Print the lines of the listing below verbatim from its first line through the line bearing "const redGrad = new". Any pictures are to be omitted.

• • •

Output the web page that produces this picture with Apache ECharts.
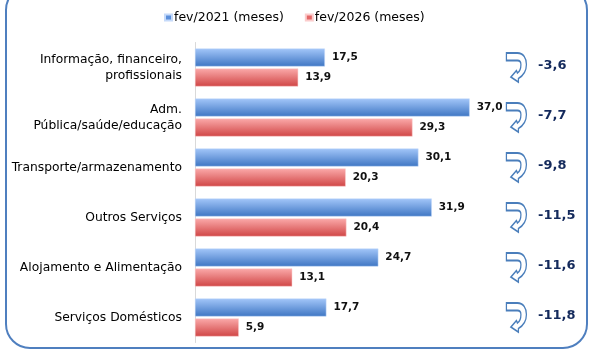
<!DOCTYPE html>
<html><head><meta charset="utf-8">
<script src="https://cdn.jsdelivr.net/npm/echarts@6/dist/echarts.min.js"></script>
<style>html,body{margin:0;padding:0;background:#fff}#c{width:598px;height:358px}</style>
</head><body><div id="c"></div>
<script>
const categories = ['Informação, financeiro,\nprofissionais','Adm.\nPública/saúde/educação','Transporte/armazenamento','Outros Serviços','Alojamento e Alimentação','Serviços Domésticos'];
const seriesNames = ['fev/2021 (meses)','fev/2026 (meses)'];
const v2021 = [17.5, 37.0, 30.1, 31.9, 24.7, 17.7];
const v2026 = [13.9, 29.3, 20.3, 20.4, 13.1, 5.9];
const diffs = [-3.6, -7.7, -9.8, -11.5, -11.6, -11.8];

const FONT = 'DejaVu Sans';
const fmt = v => v.toFixed(1).replace('.', ',');
const arrowPath = 'path://M0,0 L11,0 C17,0 20,5 20,11.5 C20,18 17,22.5 12,25.5 L12,29 L4.5,24 L10,17.5 L11,20 C13.5,18.5 14.5,15 14.5,11.5 C14.5,9 13,7.5 11,7.5 L0,7.5 Z';

const blueGrad = new echarts.graphic.LinearGradient(0,0,0,1,[{offset:0,color:'#a3c6f9'},{offset:1,color:'#3e76c3'}]);
const redGrad = new echarts.graphic.LinearGradient(0,0,0,1,[{offset:0,color:'#fbaaaa'},{offset:1,color:'#d04545'}]);

const chart = echarts.init(document.getElementById('c'), null, {renderer:'canvas'});
chart.setOption({
  animation:false,
  textStyle:{fontFamily:FONT},
  graphic:[{type:'rect', shape:{x:6,y:-14,width:581,height:362,r:24}, style:{fill:'none',stroke:'#4f7fbf',lineWidth:2}, z:-1}],
  legend:{
    top:11, left:164, padding:0, itemWidth:7, itemHeight:6, itemGap:21, icon:'rect',
    data:[{name:seriesNames[0], itemStyle:{color:'#5b8fdb'}},{name:seriesNames[1], itemStyle:{color:'#e46767'}}],
    textStyle:{fontFamily:FONT, fontSize:12.5, color:'#000', padding:[0,0,0,-3]}
  },
  grid:{left:195, right:17, top:42.5, bottom:15.5},
  xAxis:{type:'value', min:0, max:52, show:false},
  yAxis:{type:'category', data:categories, inverse:true,
    axisLine:{show:true, lineStyle:{color:'#d9d9d9'}}, axisTick:{show:false},
    axisLabel:{fontFamily:FONT, fontSize:12.3, color:'#000', margin:13, lineHeight:16, align:'right'}},
  series:[
    {name:seriesNames[0], type:'bar', data:v2021, barWidth:18, barGap:'11%',
     itemStyle:{color:blueGrad, borderColor:'#c5dafa', borderWidth:0.5},
     label:{show:true, position:'right', distance:7, formatter:p=>fmt(p.value), fontFamily:FONT, fontSize:10.5, fontWeight:'bold', color:'#111'}},
    {name:seriesNames[1], type:'bar', data:v2026, barWidth:18,
     itemStyle:{color:redGrad, borderColor:'#fbcccc', borderWidth:0.5},
     label:{show:true, position:'right', distance:7, formatter:p=>fmt(p.value), fontFamily:FONT, fontSize:10.5, fontWeight:'bold', color:'#111'}},
    {name:'diff', type:'scatter', data:diffs.map((d,i)=>[43.3, i, d]),
     symbol:arrowPath, symbolSize:[20,29],
     itemStyle:{color:'#fff', borderColor:'#4a7ebb', borderWidth:1.5, opacity:1},
     label:{show:true, position:'right', distance:11, offset:[0,-2], formatter:p=>fmt(p.value[2]), fontFamily:FONT, fontSize:13, fontWeight:'bold', color:'#142a5c'},
     z:3}
  ]
});
</script></body></html>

• • •

Result of the exercise:
Output the web page that produces this picture with Apache ECharts.
<!DOCTYPE html>
<html><head><meta charset="utf-8">
<script src="https://cdn.jsdelivr.net/npm/echarts@6/dist/echarts.min.js"></script>
<style>html,body{margin:0;padding:0;background:#fff}#c{width:598px;height:358px}</style>
</head><body><div id="c"></div>
<script>
const categories = ['Informação, financeiro,\nprofissionais','Adm.\nPública/saúde/educação','Transporte/armazenamento','Outros Serviços','Alojamento e Alimentação','Serviços Domésticos'];
const seriesNames = ['fev/2021 (meses)','fev/2026 (meses)'];
const v2021 = [17.5, 37.0, 30.1, 31.9, 24.7, 17.7];
const v2026 = [13.9, 29.3, 20.3, 20.4, 13.1, 5.9];
const diffs = [-3.6, -7.7, -9.8, -11.5, -11.6, -11.8];

const FONT = 'DejaVu Sans';
const fmt = v => v.toFixed(1).replace('.', ',');
const arrowPath = 'path://M0,0 L11,0 C17,0 20,5 20,11.5 C20,18 17,22.5 12,25.5 L12,29 L4.5,24 L10,17.5 L11,20 C13.5,18.5 14.5,15 14.5,11.5 C14.5,9 13,7.5 11,7.5 L0,7.5 Z';

const blueGrad = new echarts.graphic.LinearGradient(0,0,0,1,[{offset:0,color:'#a3c6f9'},{offset:1,color:'#3e76c3'}]);
const redGrad = new echarts.graphic.LinearGradient(0,0,0,1,[{offset:0,color:'#fbaaaa'},{offset:1,color:'#d04545'}]);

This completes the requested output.